MATERIALS PROVIDED:
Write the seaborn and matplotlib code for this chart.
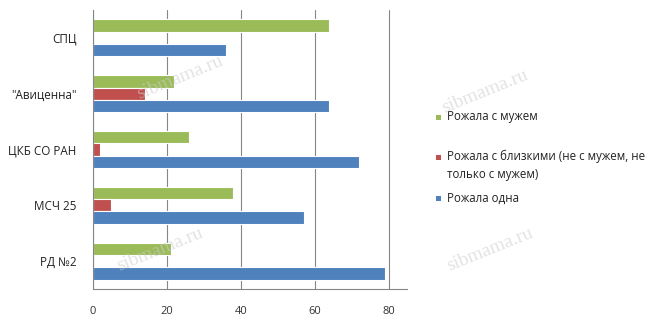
import matplotlib
matplotlib.use("Agg")
import matplotlib.pyplot as plt
import seaborn as sns
import pandas as pd
from matplotlib.patches import Rectangle
from matplotlib.ticker import FixedLocator

categories = ['СПЦ', '"Авиценна"', 'ЦКБ СО РАН', 'МСЧ 25', 'РД №2']
series = ['Рожала с мужем', 'Рожала с близкими (не с мужем, не\nтолько с мужем)', 'Рожала одна']
with_husband = [64, 22, 26, 38, 21]
with_relatives = [0, 14, 2, 5, 0]
alone = [36, 64, 72, 57, 79]
x_ticks = [0, 20, 40, 60, 80]
colors = ['#9BBB59', '#C0504D', '#4F81BD']

rows = []
for i, c in enumerate(categories):
    for s, vals in zip(series, [with_husband, with_relatives, alone]):
        rows.append({'cat': c, 'series': s, 'value': vals[i]})
df = pd.DataFrame(rows)

sns.set_style('white')
plt.rcParams['font.family'] = ['Open Sans', 'DejaVu Sans']

fig = plt.figure(figsize=(6.61, 3.32), dpi=100)
ax = fig.add_axes([93/661, 1-289/332, (407-93)/661, (289-10)/332])

sns.barplot(data=df, y='cat', x='value', hue='series', order=categories,
            hue_order=series, palette=colors, orient='h', width=0.66,
            edgecolor='white', linewidth=0.8, saturation=1, ax=ax, legend=False)

ax.set_xlim(0, 85)
ax.set_ylim(len(categories) - 0.5, -0.5)
ax.set_xticks(x_ticks)
ax.set_xticklabels([str(t) for t in x_ticks], fontsize=8, color='#333333')
ax.tick_params(axis='x', length=0, pad=12)
ax.tick_params(axis='y', which='major', length=0, pad=12, labelsize=8.4, labelcolor='#222222')
ax.yaxis.set_minor_locator(FixedLocator([i - 0.5 for i in range(len(categories) + 1)]))
ax.tick_params(axis='y', which='minor', length=4, color='#868686', width=0.8)
ax.set_xlabel('')
ax.set_ylabel('')
ax.grid(axis='x', color='#868686', linewidth=0.8)
ax.set_axisbelow(True)
for side in ['top', 'right']:
    ax.spines[side].set_visible(False)
for side in ['left', 'bottom']:
    ax.spines[side].set_color('#868686')
    ax.spines[side].set_linewidth(0.8)

# legend drawn manually
leg_y = [117, 157, 198]
for y, lab, col in zip(leg_y, series, colors):
    fig.patches.append(Rectangle((436/661, 1-(y+2.5)/332), 5/661, 5/332,
                                 transform=fig.transFigure, facecolor=col, edgecolor='none'))
    if '\n' in lab:
        fig.text(447/661, 1-(y-7)/332, lab, fontsize=8.3, color='#222222', va='top',
                 linespacing=1.45)
    else:
        fig.text(447/661, 1-y/332, lab, fontsize=8.3, color='#222222', va='center')

# watermarks
wm = [(485, 92), (490, 250), (180, 78), (160, 250)]
for x, y in wm:
    fig.text(x/661, 1-y/332, 'sibmama.ru', fontsize=14, family='Liberation Serif',
             color='#cccccc', alpha=0.55, rotation=22, ha='center', va='center', zorder=10)

fig.savefig('out.png', dpi=100)
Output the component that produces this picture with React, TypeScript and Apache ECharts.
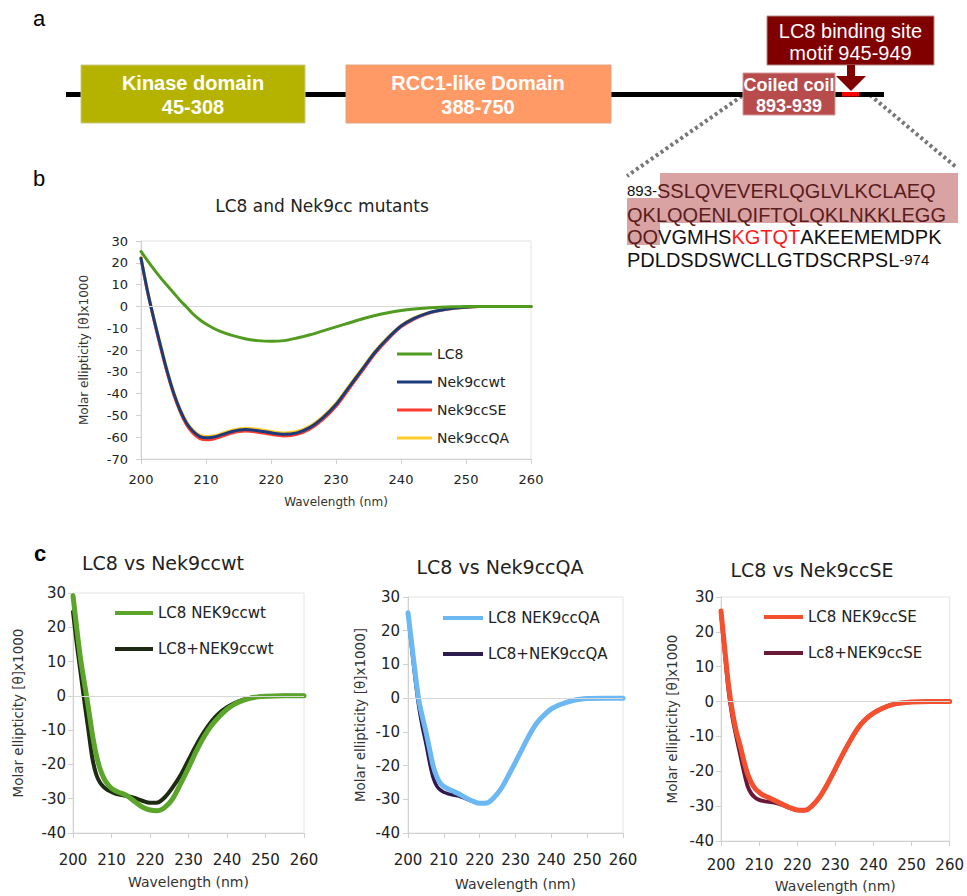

JOB:
Reproduce, word for word, every line from the start of the records down to and including the line with "plt.rcParams['font.family'] = ['Open"; skip the pictures.

COMPLETE ANSWER:
Write the seaborn and matplotlib code for this chart.
import matplotlib
matplotlib.use("Agg")
import matplotlib.pyplot as plt
import seaborn as sns
import pandas as pd
from matplotlib.patches import Rectangle
from matplotlib.ticker import FixedLocator

categories = ['СПЦ', '"Авиценна"', 'ЦКБ СО РАН', 'МСЧ 25', 'РД №2']
series = ['Рожала с мужем', 'Рожала с близкими (не с мужем, не\nтолько с мужем)', 'Рожала одна']
with_husband = [64, 22, 26, 38, 21]
with_relatives = [0, 14, 2, 5, 0]
alone = [36, 64, 72, 57, 79]
x_ticks = [0, 20, 40, 60, 80]
colors = ['#9BBB59', '#C0504D', '#4F81BD']

rows = []
for i, c in enumerate(categories):
    for s, vals in zip(series, [with_husband, with_relatives, alone]):
        rows.append({'cat': c, 'series': s, 'value': vals[i]})
df = pd.DataFrame(rows)

sns.set_style('white')
plt.rcParams['font.family'] = ['Open Sans', 'DejaVu Sans']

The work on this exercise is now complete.